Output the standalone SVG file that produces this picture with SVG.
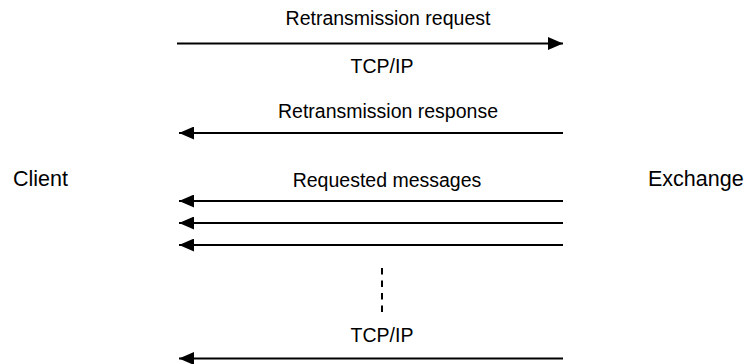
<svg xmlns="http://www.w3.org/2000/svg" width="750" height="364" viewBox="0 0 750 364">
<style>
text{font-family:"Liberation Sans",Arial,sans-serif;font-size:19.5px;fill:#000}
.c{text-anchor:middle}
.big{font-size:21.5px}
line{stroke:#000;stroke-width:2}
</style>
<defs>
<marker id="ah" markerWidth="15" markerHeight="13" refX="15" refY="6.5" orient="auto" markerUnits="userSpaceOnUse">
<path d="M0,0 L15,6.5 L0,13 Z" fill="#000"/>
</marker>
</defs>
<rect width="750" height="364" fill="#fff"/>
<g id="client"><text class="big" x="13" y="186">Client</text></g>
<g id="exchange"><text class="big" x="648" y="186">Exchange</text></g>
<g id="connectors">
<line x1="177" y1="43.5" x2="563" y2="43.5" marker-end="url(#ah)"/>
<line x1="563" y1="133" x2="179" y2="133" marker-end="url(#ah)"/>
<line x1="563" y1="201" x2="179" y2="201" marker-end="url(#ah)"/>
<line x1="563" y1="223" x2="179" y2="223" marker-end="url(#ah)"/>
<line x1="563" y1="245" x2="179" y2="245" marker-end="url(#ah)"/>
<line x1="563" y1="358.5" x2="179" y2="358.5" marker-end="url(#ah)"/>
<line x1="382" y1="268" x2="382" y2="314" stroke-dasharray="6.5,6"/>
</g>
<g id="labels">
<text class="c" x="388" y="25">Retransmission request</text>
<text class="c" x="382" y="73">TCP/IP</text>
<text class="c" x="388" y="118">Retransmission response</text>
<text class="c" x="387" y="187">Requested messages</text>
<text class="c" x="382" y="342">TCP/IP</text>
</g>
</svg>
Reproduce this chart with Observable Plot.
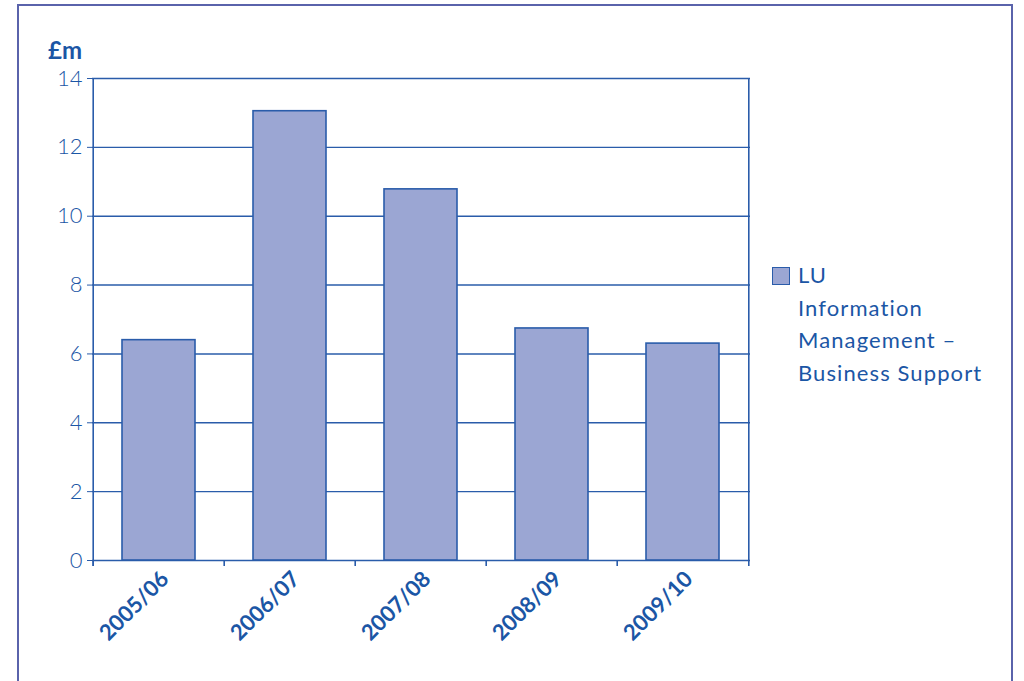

################

▸ **SET TASK**:
Restate the entire listing word for word, excluding pictures.

▸ **OUTPUT FOR THIS EXERCISE**:
Output the standalone SVG file that produces this picture with SVG.
<svg xmlns="http://www.w3.org/2000/svg" width="750" height="364" viewBox="0 0 750 364">
<style>
text{font-family:"Liberation Sans",Arial,sans-serif;font-size:19.5px;fill:#000}
.c{text-anchor:middle}
.big{font-size:21.5px}
line{stroke:#000;stroke-width:2}
</style>
<defs>
<marker id="ah" markerWidth="15" markerHeight="13" refX="15" refY="6.5" orient="auto" markerUnits="userSpaceOnUse">
<path d="M0,0 L15,6.5 L0,13 Z" fill="#000"/>
</marker>
</defs>
<rect width="750" height="364" fill="#fff"/>
<g id="client"><text class="big" x="13" y="186">Client</text></g>
<g id="exchange"><text class="big" x="648" y="186">Exchange</text></g>
<g id="connectors">
<line x1="177" y1="43.5" x2="563" y2="43.5" marker-end="url(#ah)"/>
<line x1="563" y1="133" x2="179" y2="133" marker-end="url(#ah)"/>
<line x1="563" y1="201" x2="179" y2="201" marker-end="url(#ah)"/>
<line x1="563" y1="223" x2="179" y2="223" marker-end="url(#ah)"/>
<line x1="563" y1="245" x2="179" y2="245" marker-end="url(#ah)"/>
<line x1="563" y1="358.5" x2="179" y2="358.5" marker-end="url(#ah)"/>
<line x1="382" y1="268" x2="382" y2="314" stroke-dasharray="6.5,6"/>
</g>
<g id="labels">
<text class="c" x="388" y="25">Retransmission request</text>
<text class="c" x="382" y="73">TCP/IP</text>
<text class="c" x="388" y="118">Retransmission response</text>
<text class="c" x="387" y="187">Requested messages</text>
<text class="c" x="382" y="342">TCP/IP</text>
</g>
</svg>
Reproduce this chart with Observable Plot.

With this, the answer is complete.